What urban school district improvement strategy will work best? In A Tale of Five Cities, Neerav Kingsland pondered that question. He considered reforms in Memphis, New Orleans, Newark, Philadelphia, and Washington DC and concluded that “Over a twenty year period, here is how I think district strategies will perform over time, with the highest-performing (in terms of achievement growth) listed first:
- Cities that develop charter districts, devote significant resources to human capital, and thoughtfully regulate charter authorization will outperform everyone else.
- Cities that focus significantly on human capital and increasing the performance of direct-run schools will come in second.
- Cities that develop charter districts and have poor human capital strategies and weak charter regulation will come in third.

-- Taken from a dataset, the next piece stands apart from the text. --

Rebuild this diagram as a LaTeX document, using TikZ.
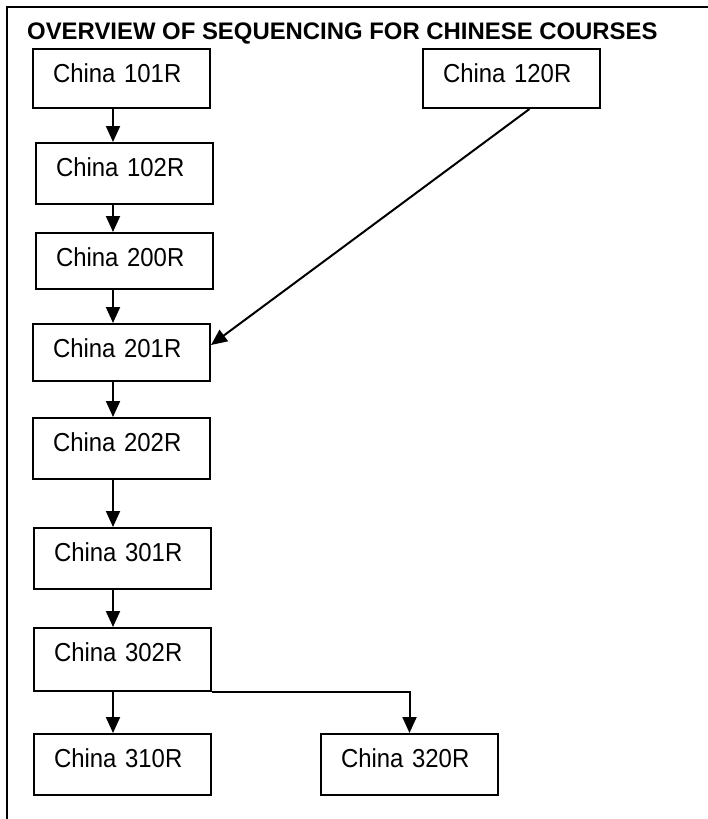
\documentclass[tikz,border=0pt]{standalone}
\usepackage{fontspec}
\setmainfont{Liberation Sans}
\newfontfamily\coursefont{Liberation Sans}[FakeStretch=0.92]
\usetikzlibrary{arrows.meta}

\begin{document}
\begin{tikzpicture}[
    x=1pt,
    y=-1pt,
    frame/.style={line width=2pt},
    course/.style={
        draw,
        line width=2pt,
        anchor=north west,
        font=\coursefont\fontsize{26}{30}\selectfont,
        inner xsep=20pt,
        inner ysep=0pt,
        text width=137pt,
        align=left,
        text height=33pt,
        text depth=#1
    },
    course/.default=28pt,
    flow/.style={
        line width=2pt,
        -{Triangle[length=16pt,width=14pt]}
    }
]

% =========================================================
% Page and frame
% =========================================================

\useasboundingbox (0,0) rectangle (708,819);

\draw[frame] (708,7) -- (7,7) -- (7,819);

% =========================================================
% Title
% =========================================================

\node[anchor=base west, inner sep=0pt, font=\fontsize{23.9}{28}\selectfont\bfseries]
    (title) at (27,39) {OVERVIEW OF SEQUENCING FOR CHINESE COURSES};

% =========================================================
% Course boxes (top left corners)
% =========================================================

\node[course=26pt] (c101) at (32,48)  {China 101R};
\node[course=26pt] (c120) at (422,48) {China 120R};

\node[course]      (c102) at (35,142) {China 102R};
\node[course=23pt] (c200) at (35,232) {China 200R};
\node[course=24pt] (c201) at (32,323) {China 201R};
\node[course]      (c202) at (32,417) {China 202R};
\node[course]      (c301) at (33,527) {China 301R};
\node[course=30pt] (c302) at (33,627) {China 302R};

\node[course]      (c310) at (33,733)  {China 310R};
\node[course]      (c320) at (320,733) {China 320R};

% Vertical line of the main chain of arrows
\coordinate (spine) at (113,0);

% =========================================================
% Main sequence
% =========================================================

\draw[flow] (c101.south -| spine) -- (c102.north -| spine);
\draw[flow] (c102.south -| spine) -- (c200.north -| spine);
\draw[flow] (c200.south -| spine) -- (c201.north -| spine);
\draw[flow] (c201.south -| spine) -- (c202.north -| spine);
\draw[flow] (c202.south -| spine) -- (c301.north -| spine);
\draw[flow] (c301.south -| spine) -- (c302.north -| spine);
\draw[flow] (c302.south -| spine) -- (c310.north -| spine);

% =========================================================
% Branch and side entry
% =========================================================

\draw[flow] (c302.south east) -| (c320.north);

\draw[flow] ([xshift=18pt]c120.south) -- ([yshift=7.5pt]c201.east);

\end{tikzpicture}
\end{document}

- Cities that poorly execute on directly running schools will come in fourth.
He will be proven right about the prediction, the early evidence is pretty clear about that. Surprisingly, he thinks, “There is much debate on which strategies will lead to marginal improvements, which will lead to major change, and which can actually be scaled.”
I think the reform community (i.e., New Schools Summit attendees) agree on
portfolio approach that includes closing bad schools, opening new charters and aggressively to improve the rest. The difference in the cities that Kingsland considered has more to do with context than strategy.
No question, there are a lot of traditional superintendents taking a curriculum & instruction plus human capital approach to improvement (like Bev Hall implemented in Atlanta). The incremental improvement from this strategy simply can’t deliver the step function improvement needed in urban districts.
If Kingsland had considered Boston, Chicago, and New York, he may have added a category between 1 and 2 for portfolio districts where policy and politics limit the number of charters they can open and where strong accountability is combined with strong improvement efforts.
Many adherents to the portfolio theory will gather Wednesday at UW to celebrate Paul Hill’s monster contribution to the field.